Getting there requires a willingness on the part of business managers -- the data owners -- to share information across the organization. But asking business managers to do so can lead to fears that giving up any semblance of control will somehow make them less valuable to the company, technology professionals said.

"MDM is all about having one truth, which means that you have to share the data," said Frank Badolato, a data architect with airplane manufacturer Boeing. "One of the things that I'm going to bring back is to try to start using the term 'stewardship' instead of 'ownership' so that maybe some of these managers won't feel so tied to their data."
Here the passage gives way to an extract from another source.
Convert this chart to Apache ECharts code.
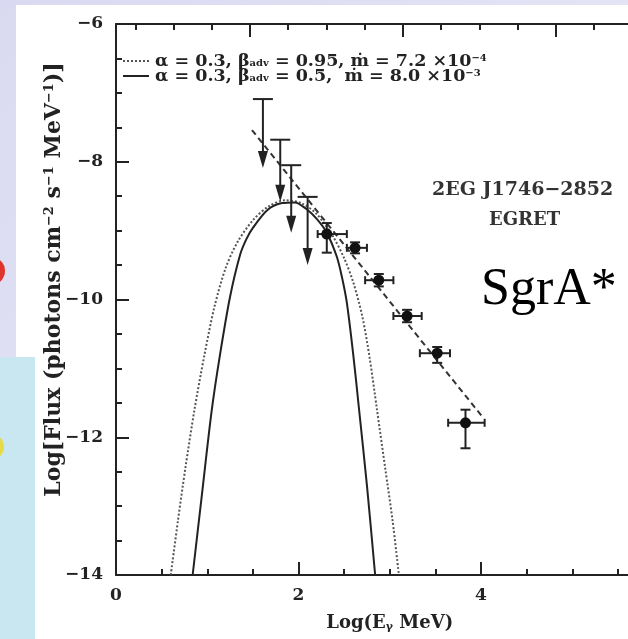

For many organizations, the problem often boils down to changing company culture. At Boeing, for example, employees used to be rewarded for coming up with solutions to problems on their own. Many would be given internal "patents," which essentially meant that they owned whatever solution they created. In recent years, however, Boeing has abandoned this approach in an effort to increase collaboration. Company officials are now often heard touting a "One Boeing" concept of teamwork.

"When you have a patent and you're working on something, it's not advantageous to share it with everybody," Badolato said. "Now we're all about this collaborative environment, and it's a complete reversal of what these people are used to. We have a lot of sites across the country and across the world, and it's hard to get people to start doing things one way."

Manish Gupta, who is responsible for the database, storage and BI infrastructure at a large media and publishing organization, has been trying to centralize data management and implement MDM across five individual companies. He agreed that the job security concerns of line-of-business managers often slow down the process.

"We are now heavily thinking of how we create that centralized way of managing master data, and [at the same time] we are trying to figure out our data integration issues between divisions and stuff like that," Gupta said. "It's all political."

One way to ease the concerns of business managers is to keep them in the MDM loop and involved in the MDM process from the beginning. It's also a good idea to show them how improved data quality can lower costs, reduce risk and ultimately make the business managers' individual business units more successful.

"Get the businesses to really be part of the process. Get them involved," Gupta said. "Otherwise, [the MDM project will be] a big nuisance."

Leaders of MDM initiatives need to emphasize the idea that MDM is an ongoing process -- not a project with an end in sight -- and they need to continually show the business value of MDM, said Isabelle Davis, the senior project manager for MDM at Watts Water Technologies Inc. in North Andover, Mass.

The process of showing business value to co-workers can vary widely depending on whose concerns are being addressed, Davis added. For example, when talking to a BI person, show how improved data will lead to more accurate analyses.

"You can do reporting on anything you want all day long, but if the data isn't correct, you're going to have inaccurate reports," she said. "That's what I would say to a BI person."

When talking to the chief financial officer or CEO, show how MDM will streamline processes and reduce the costs associated with manually correcting erroneous data.

"Take your key MDM point and match it to a key business point," Davis said. "That's where the money savings come and that's what the CEO is thinking about."